GOAL ->
Examine each line of the data. Copy those that contain the string "draw".

TASK INPUT ->
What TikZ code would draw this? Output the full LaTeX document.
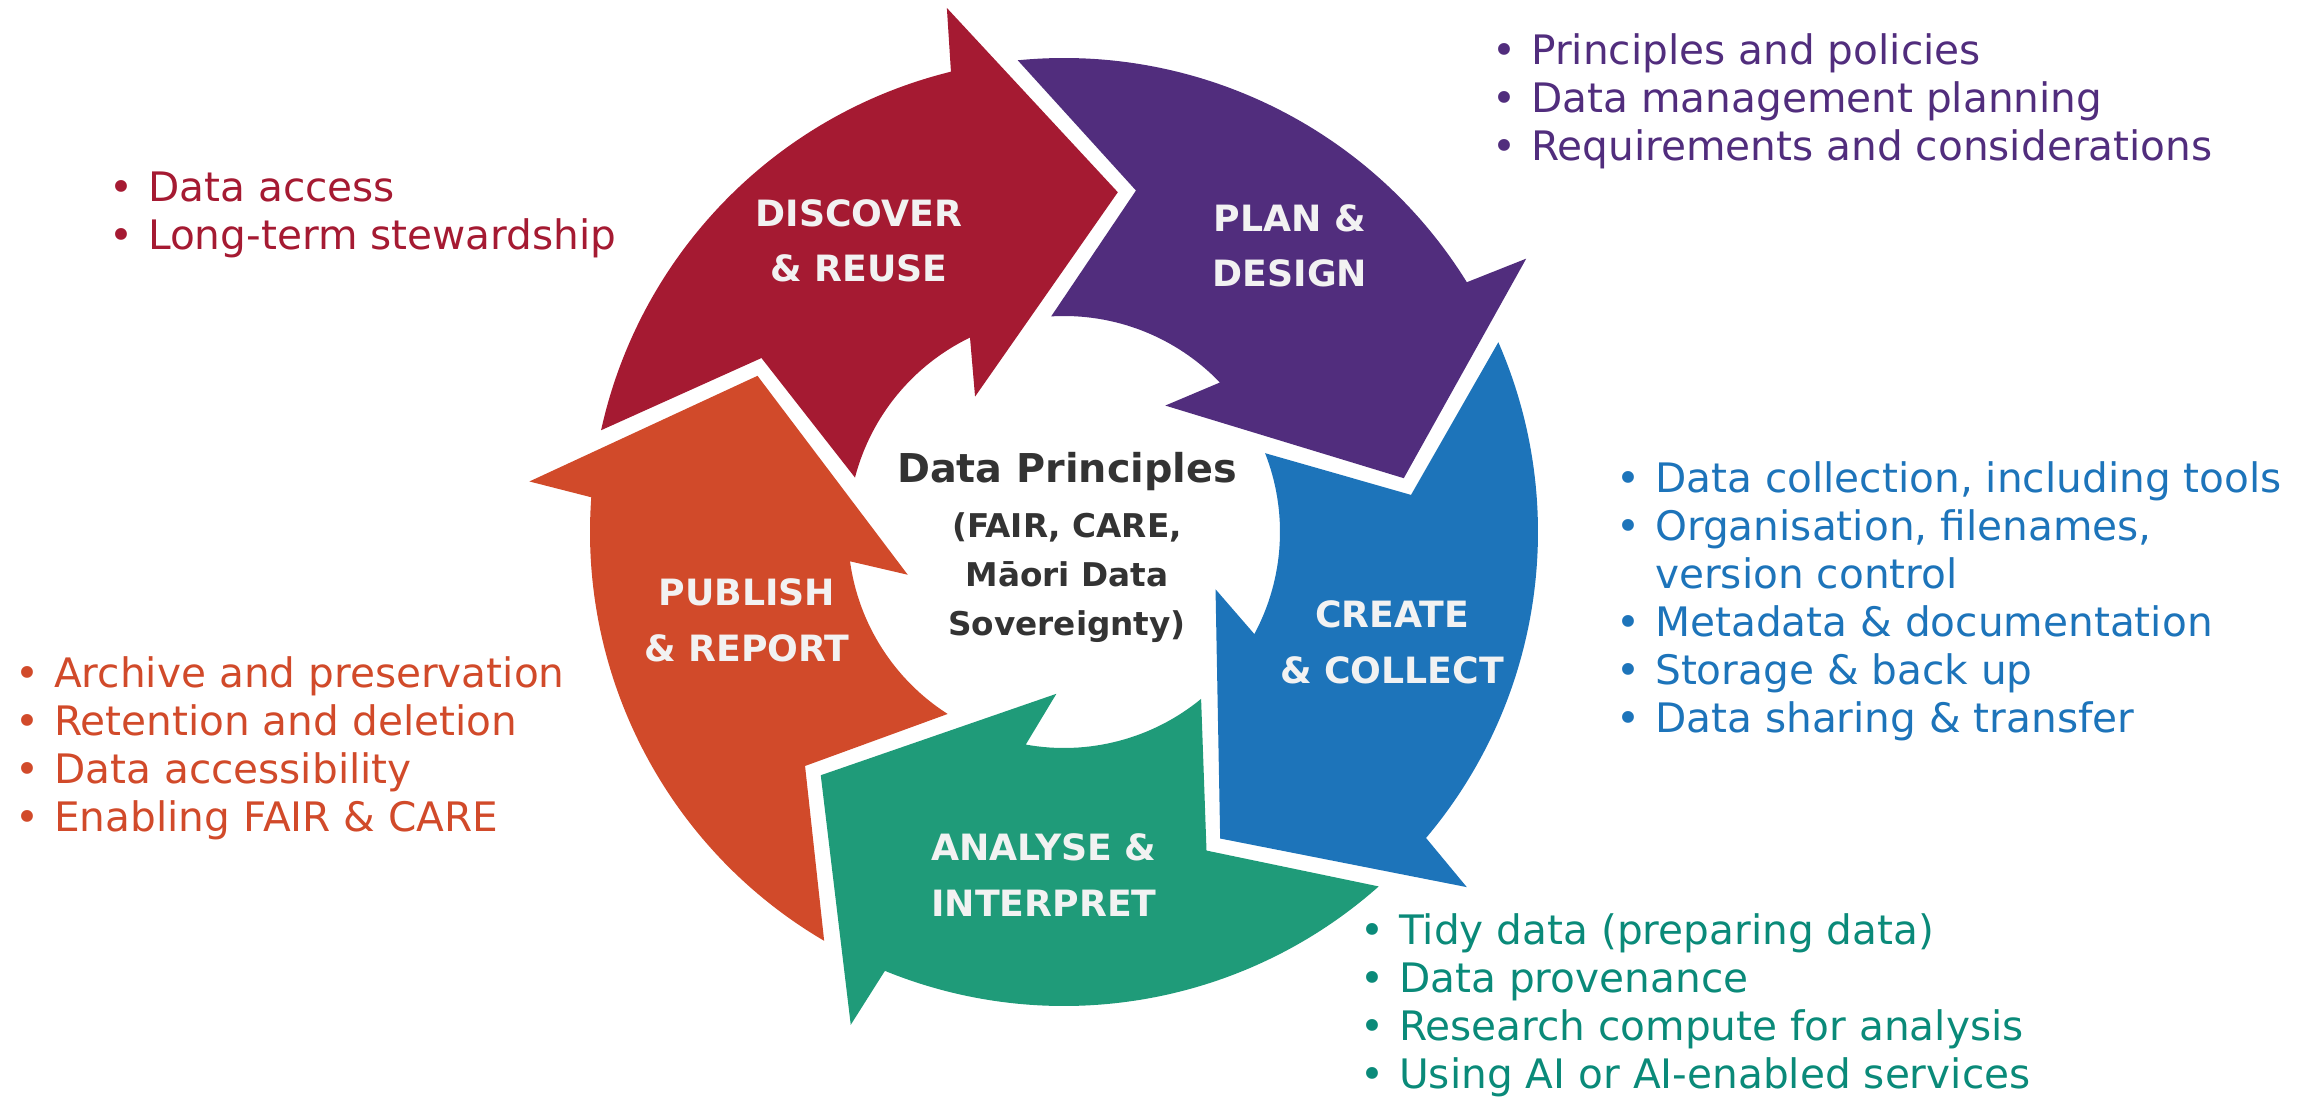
---
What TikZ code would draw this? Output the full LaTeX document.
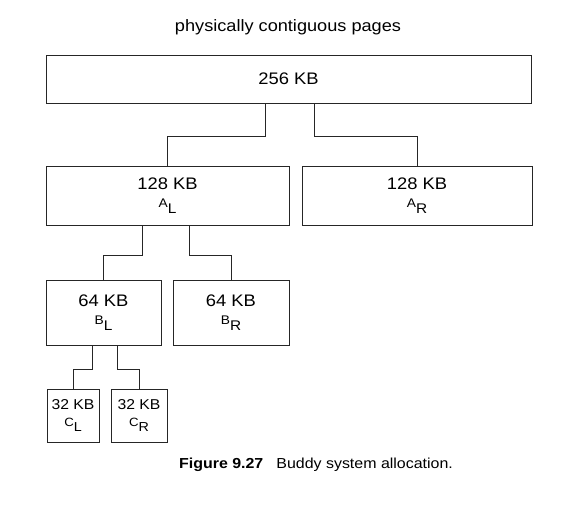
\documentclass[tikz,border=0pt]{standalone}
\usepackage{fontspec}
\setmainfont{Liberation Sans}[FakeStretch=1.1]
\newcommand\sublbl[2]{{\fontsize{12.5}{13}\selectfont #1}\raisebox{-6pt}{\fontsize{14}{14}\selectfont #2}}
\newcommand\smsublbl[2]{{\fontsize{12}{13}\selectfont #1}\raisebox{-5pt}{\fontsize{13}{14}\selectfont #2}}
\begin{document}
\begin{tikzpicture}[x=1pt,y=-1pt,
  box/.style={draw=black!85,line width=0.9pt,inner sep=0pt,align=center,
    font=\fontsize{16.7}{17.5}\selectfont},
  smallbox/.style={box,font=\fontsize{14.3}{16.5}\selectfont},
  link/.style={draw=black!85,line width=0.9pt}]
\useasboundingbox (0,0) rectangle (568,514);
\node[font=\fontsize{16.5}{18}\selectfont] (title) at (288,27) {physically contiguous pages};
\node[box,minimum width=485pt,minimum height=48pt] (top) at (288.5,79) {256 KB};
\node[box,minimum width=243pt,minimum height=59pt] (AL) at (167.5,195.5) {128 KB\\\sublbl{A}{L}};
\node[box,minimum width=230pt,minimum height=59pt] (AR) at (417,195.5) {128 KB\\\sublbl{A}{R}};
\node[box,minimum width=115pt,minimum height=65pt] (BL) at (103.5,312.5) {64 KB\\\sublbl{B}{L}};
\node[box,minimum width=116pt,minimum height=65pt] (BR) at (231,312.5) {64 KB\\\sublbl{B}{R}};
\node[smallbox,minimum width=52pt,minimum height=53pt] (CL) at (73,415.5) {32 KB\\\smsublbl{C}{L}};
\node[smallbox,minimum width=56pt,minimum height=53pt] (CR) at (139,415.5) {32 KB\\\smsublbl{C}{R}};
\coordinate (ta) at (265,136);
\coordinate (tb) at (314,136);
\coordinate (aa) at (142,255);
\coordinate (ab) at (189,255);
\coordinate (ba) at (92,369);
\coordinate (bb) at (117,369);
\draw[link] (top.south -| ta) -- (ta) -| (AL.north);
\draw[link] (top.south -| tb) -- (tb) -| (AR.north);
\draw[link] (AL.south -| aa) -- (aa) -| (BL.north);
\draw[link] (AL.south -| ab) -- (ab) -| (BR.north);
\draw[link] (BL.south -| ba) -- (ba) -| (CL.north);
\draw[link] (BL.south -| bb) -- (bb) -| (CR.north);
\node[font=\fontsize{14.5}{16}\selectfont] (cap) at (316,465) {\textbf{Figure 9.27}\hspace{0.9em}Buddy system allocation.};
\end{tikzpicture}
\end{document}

TASK OUTPUT ->
What TikZ code would draw this? Output the full LaTeX document.
What TikZ code would draw this? Output the full LaTeX document.
  box/.style={draw=black!85,line width=0.9pt,inner sep=0pt,align=center,
  link/.style={draw=black!85,line width=0.9pt}]
\draw[link] (top.south -| ta) -- (ta) -| (AL.north);
\draw[link] (top.south -| tb) -- (tb) -| (AR.north);
\draw[link] (AL.south -| aa) -- (aa) -| (BL.north);
\draw[link] (AL.south -| ab) -- (ab) -| (BR.north);
\draw[link] (BL.south -| ba) -- (ba) -| (CL.north);
\draw[link] (BL.south -| bb) -- (bb) -| (CR.north);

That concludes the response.